Fri 1 Dec 2023
An Archived Mystery Review by Barry Gardner: WILLIAM L. DeANDREA – Killed in the Fog.
Posted by Steve under Reviews[6] Comments
WILLIAM L. DeANDREA – Killed in the Fog. Matt Cobb #8. Simon & Schuster, hardcover, 1996. No paperback edition.
DeAndrea is really cranking them out lately. He’s got three series going {Cobb, Niccolo Beneditti, and the new one set in the Wild West with Quinn Booker & Lobo Blacke), plus odds and ends like the Encyclopedia Mysteriosa. I don’t think any of his fiction will make anyone’s “100 Best” list, but he’s been consistently smooth and entertaining, imho.
Matt Cobb, network v-p in charge of special projects, is on a sabbatical in London with his true love, who also happens to be the network’s biggest stockholder. He stops by the headquarters of one of the network’s subsidiaries just to be visiting, agrees to do the manager a favor, and finds himself involved in a murder and slapped in jail. Different country, business as usual,
This, like the last Cobb I read, is a lesser effort by De.Andrea. Cobb is still a likable lead, and DeAndrea’s prose still reads effortlessly, but the story simply didn’t engage me. I’m not sure why, and that makes me think that the problem might be with me rather than with the author.
Whoever’s problem it was, though, I didn’t get a hell of a lot out of this one.

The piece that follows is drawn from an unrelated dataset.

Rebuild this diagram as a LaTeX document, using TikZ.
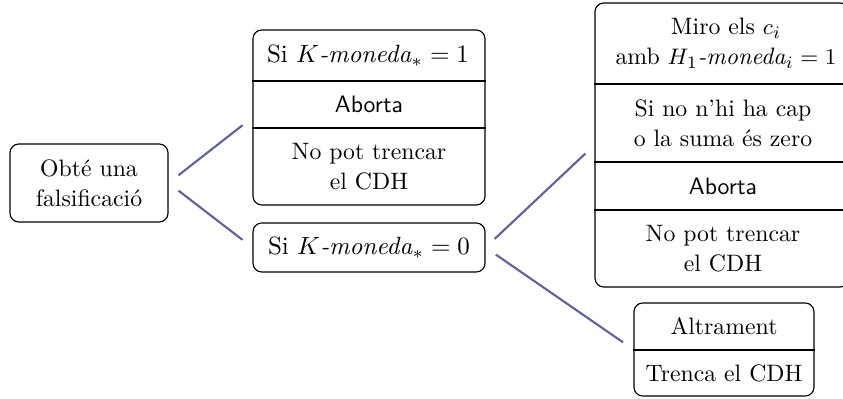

December 2nd, 2023 at 12:00 am
My review of MURDER IN PARADISE, #5 in the series, is here:
https://mysteryfile.com/blog/?p=46624
And a 1001 MIDNIGHTS review of KILLED ON THE ICE, #4, by Julie Smith, is here:
https://mysteryfile.com/blog/?p=46624
KILLED IN THE FOG was the final book in the series, and apparently, according to Barry, not one of the better ones.
(Both links have a complete list of all eight books.)
December 2nd, 2023 at 7:54 am
DeAndrea was always an entertaining writer who, despite winning three Edgar awards, was never fully recognized for his talents. His first Lobo Blacke/ Quinn Booker novel, WRITTEN IN FIRE (1995), was one of the best (of not the best) books I read that year.
December 2nd, 2023 at 9:53 am
Is “the fog” a traditional Dickensian/Holmesian pea-souper? There hasn’t been one in London for more than sixty years, though they’re still a trope even in contemporary-set books. If I come across one I discard the book at once, unless it’s meant to be unrealistic.
December 2nd, 2023 at 9:01 pm
Point taken. The “Great Fog of London” was in 1952, and that’s already over 70 years ago.
December 3rd, 2023 at 1:56 am
In fairness even British made TV series in the Sixties and Seventies sometimes overdid the fog. I only lived there two years and the worst was no worse than I experienced other places and not half as bad as Houston.
DeAndrea was a good writer, but perhaps it came too easily. Some of his books dazzled and others, like this one, felt a little offhand.
December 3rd, 2023 at 2:01 am
In fairness even British made TV series in the Sixties and Seventies sometimes overdid the fog. I only lived there two years and the worst was no worse than I experienced other places and not half as bad as Houston. The industrial smog that made the fog in 1952 so bad was pretty much gone before the decade ended.
DeAndrea was a good writer, but perhaps it came too easily. Some of his books dazzled and others, like this one, felt a little offhand.